* Materials provided
__________
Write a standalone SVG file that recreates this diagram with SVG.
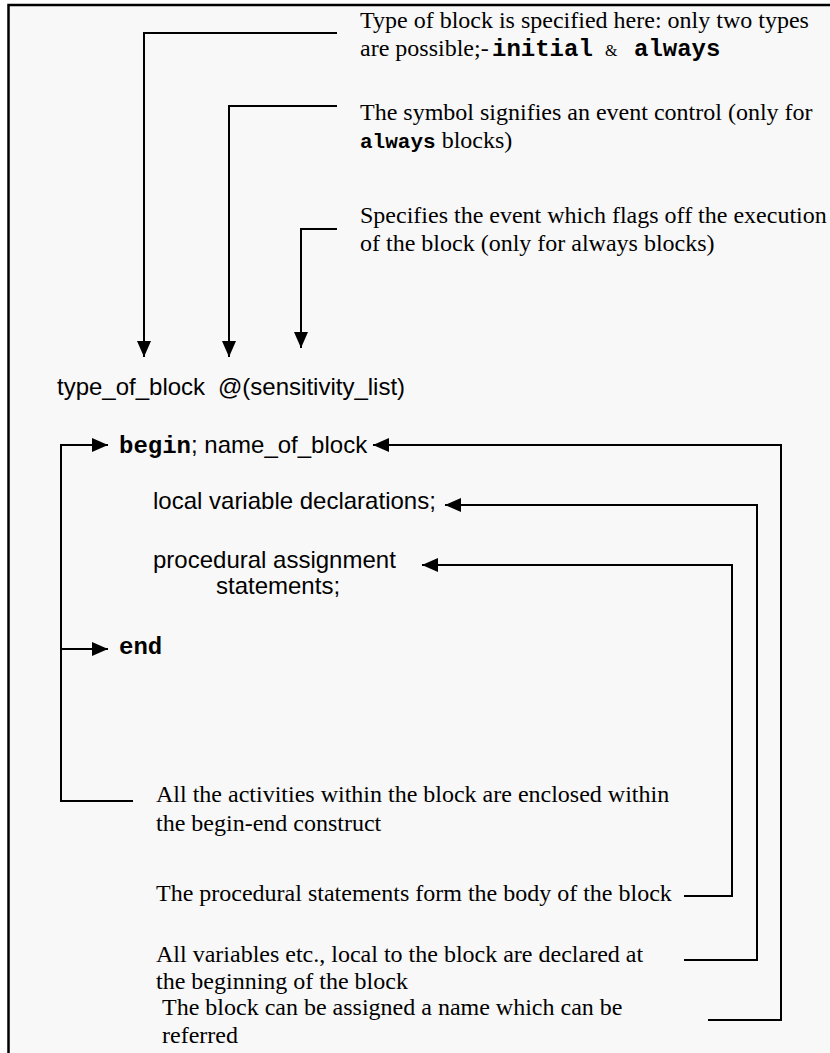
<svg xmlns="http://www.w3.org/2000/svg" width="830" height="1053" viewBox="0 0 830 1053">
<style>
.serif{font-family:"Liberation Serif","Times New Roman",serif;font-size:24px;fill:#000}
.sans{font-family:"Liberation Sans",Arial,sans-serif;font-size:24px;fill:#000}
.mono{font-family:"Liberation Mono","Courier New",monospace;font-size:24px;font-weight:bold;fill:#000}
.amp{font-family:"Liberation Serif","Times New Roman",serif;font-size:16px;fill:#000}
.conn{fill:none;stroke:#000;stroke-width:2}
</style>
<defs>
<marker id="arr" viewBox="0 0 16 14" refX="16" refY="7" markerWidth="16" markerHeight="14" markerUnits="userSpaceOnUse" orient="auto">
<path d="M0,0 L16,7 L0,14 z" fill="#000"/>
</marker>
</defs>
<rect x="0" y="0" width="830" height="1053" fill="#ffffff"/>
<rect x="8.5" y="5" width="840" height="1070" fill="#f8f8f8" stroke="#000" stroke-width="2.5"/>

<g id="connectors">
<path class="conn" d="M337,33 H144 V357" marker-end="url(#arr)"/>
<path class="conn" d="M337,106 H229 V357" marker-end="url(#arr)"/>
<path class="conn" d="M337,229 H301 V348" marker-end="url(#arr)"/>
<path class="conn" d="M133,801 H61 V445 H108" marker-end="url(#arr)"/>
<path class="conn" d="M61,649 H108" marker-end="url(#arr)"/>
<path class="conn" d="M708,1020 H781 V445 H373" marker-end="url(#arr)"/>
<path class="conn" d="M684,960 H757 V505 H445" marker-end="url(#arr)"/>
<path class="conn" d="M684,896 H732 V565 H422" marker-end="url(#arr)"/>
</g>

<g id="note-type">
<text class="serif" x="360" y="28">Type of block is specified here: only two types</text>
<text class="serif" x="360" y="56">are possible;-</text>
<text class="mono" x="492" y="56">initial</text>
<text class="amp" x="605" y="56">&amp;</text>
<text class="mono" x="634" y="56">always</text>
</g>
<g id="note-symbol">
<text class="serif" x="360" y="120">The symbol signifies an event control (only for</text>
<text class="serif" x="360" y="148"><tspan class="mono" style="font-size:21px">always</tspan> blocks)</text>
</g>
<g id="note-event">
<text class="serif" x="360" y="223">Specifies the event which flags off the execution</text>
<text class="serif" x="360" y="251">of the block (only for always blocks)</text>
</g>

<g id="header">
<text class="sans" x="57" y="395">type_of_block</text>
<text class="sans" x="218" y="395">@(sensitivity_list)</text>
</g>
<g id="begin">
<text class="sans" x="119" y="453"><tspan class="mono">begin</tspan>; name_of_block</text>
</g>
<g id="local-vars">
<text class="sans" x="153" y="509">local variable declarations;</text>
</g>
<g id="proc-stmts">
<text class="sans" x="153" y="568">procedural assignment</text>
<text class="sans" x="216" y="594">statements;</text>
</g>
<g id="end">
<text class="mono" x="119" y="654">end</text>
</g>

<g id="note-beginend">
<text class="serif" x="156" y="802">All the activities within the block are enclosed within</text>
<text class="serif" x="156" y="831">the begin-end construct</text>
</g>
<g id="note-body">
<text class="serif" x="156" y="901">The procedural statements form the body of the block</text>
</g>
<g id="note-vars">
<text class="serif" x="156" y="962">All variables etc., local to the block are declared at</text>
<text class="serif" x="156" y="989">the beginning of the block</text>
</g>
<g id="note-name">
<text class="serif" x="162" y="1015">The block can be assigned a name which can be</text>
<text class="serif" x="162" y="1043">referred</text>
</g>
</svg>
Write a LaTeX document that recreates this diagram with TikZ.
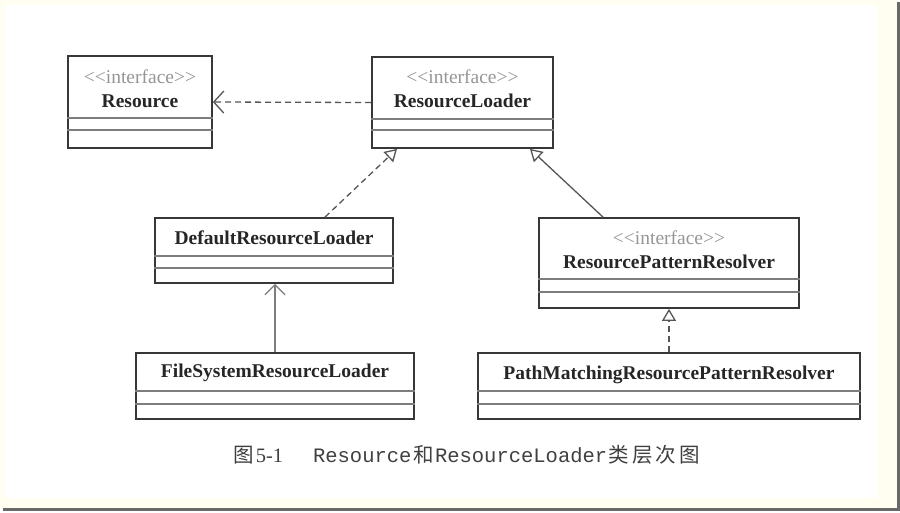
\documentclass[tikz,border=0pt]{standalone}
\usepackage{fontspec}
\setmainfont{Liberation Serif}
\newfontfamily\cnfont{Noto Sans CJK SC}
\newfontfamily\capmono{Liberation Mono}
\usetikzlibrary{arrows.meta, positioning}
\definecolor{xFrame}{RGB}{255,254,240}
\definecolor{xEdge}{RGB}{55,55,55}
\definecolor{xRule}{RGB}{125,125,125}
\definecolor{xStereo}{RGB}{150,150,150}
\definecolor{xShade}{RGB}{105,105,105}
\definecolor{xLink}{RGB}{85,85,85}
\newcommand{\Ifc}[1]{{\color{xStereo}{<}{<}interface{>}{>}}\\\textbf{#1}}
\newcommand{\Rules}[3]{%
  \draw[divider] ([yshift=#2]#1.south west) -- ([yshift=#2]#1.south east);
  \draw[divider] ([yshift=#3]#1.south west) -- ([yshift=#3]#1.south east);}
\newcommand{\Cn}[1]{{\cnfont\hspace{1.5pt}#1\hspace{1.5pt}}}
\tikzset{
  box/.style={draw=xEdge, line width=1.8pt, fill=white, inner sep=0pt},
  txt/.style={align=center, font=\fontsize{19.5}{24}\selectfont, inner sep=0pt, text=black!85},
  divider/.style={xRule, line width=1.2pt},
  realize/.style={-{Triangle[open, length=12pt, width=14pt, fill=white]}, xLink, line width=1.3pt, dash pattern=on 6pt off 4pt},
  extend/.style={-{Triangle[open, length=12pt, width=14pt, fill=white]}, xLink, line width=1.3pt},
  depend/.style={-{Straight Barb[length=10pt, width=22pt]}, xLink, line width=1.3pt, dash pattern=on 6pt off 4pt},
  assoc/.style={-{Straight Barb[length=10pt, width=20pt]}, xRule, line width=1.3pt},
}

\begin{document}
\begin{tikzpicture}[x=1pt, y=-1pt]
    \useasboundingbox (0,0) rectangle (900,512);
    \fill[xFrame] (0,0) rectangle (897,508);
    \fill[white] (5,5) rectangle (877,498);
    \fill[xShade] (897,2) rectangle (900,511);
    \fill[xShade] (3,508) rectangle (900,511);

    \node[box, minimum width=144pt, minimum height=92pt] (res) at (140,102) {};
    \node[box, minimum width=181pt, minimum height=91pt] (ldr) at (462.5,102.5) {};
    \node[box, minimum width=238pt, minimum height=65pt] (dft) at (274,250.5) {};
    \node[box, minimum width=260pt, minimum height=90pt] (rpr) at (669,263) {};
    \node[box, minimum width=278pt, minimum height=66pt] (fsl) at (275,386) {};
    \node[box, minimum width=382pt, minimum height=66pt] (pmr) at (669,386) {};

    \Rules{res}{31pt}{19pt}
    \Rules{ldr}{30pt}{19pt}
    \Rules{dft}{28pt}{16pt}
    \Rules{rpr}{30pt}{17pt}
    \Rules{fsl}{29pt}{16pt}
    \Rules{pmr}{29pt}{16pt}

    \node[txt] (resT) at (140,89)   {\Ifc{Resource}};
    \node[txt] (ldrT) at (462.5,89) {\Ifc{ResourceLoader}};
    \node[txt] (dftT) at (274,238)  {\textbf{DefaultResourceLoader}};
    \node[txt] (rprT) at (669,250)  {\Ifc{ResourcePatternResolver}};
    \node[txt] (fslT) at (275,373)  {\textbf{FileSystemResourceLoader}};
    \node[txt] (pmrT) at (669,375)  {\textbf{PathMatchingResourcePatternResolver}};

    \draw[depend]  (ldr.west) -- (res.east);
    \draw[realize] ([xshift=51pt]dft.north) -- ([xshift=-65.5pt]ldr.south);
    \draw[extend]  ([xshift=-66pt]rpr.north) -- ([xshift=67.5pt]ldr.south);
    \draw[assoc]   (fsl.north) -- (fsl.north |- dft.south);
    \draw[realize] (pmr.north) -- (rpr.south);

    \node[font=\fontsize{20.5}{22}\selectfont, text=black!75, inner sep=0pt] (cap) at (466,455)
      {\Cn{图}5-1\hspace{30pt}{\capmono Resource}\Cn{和}{\capmono ResourceLoader}\Cn{类}\Cn{层}\Cn{次}\Cn{图}};
\end{tikzpicture}
\end{document}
__________
* What to work on
Copy out every line where the word "diagram" occurs.

* Final result
Write a standalone SVG file that recreates this diagram with SVG.
Write a LaTeX document that recreates this diagram with TikZ.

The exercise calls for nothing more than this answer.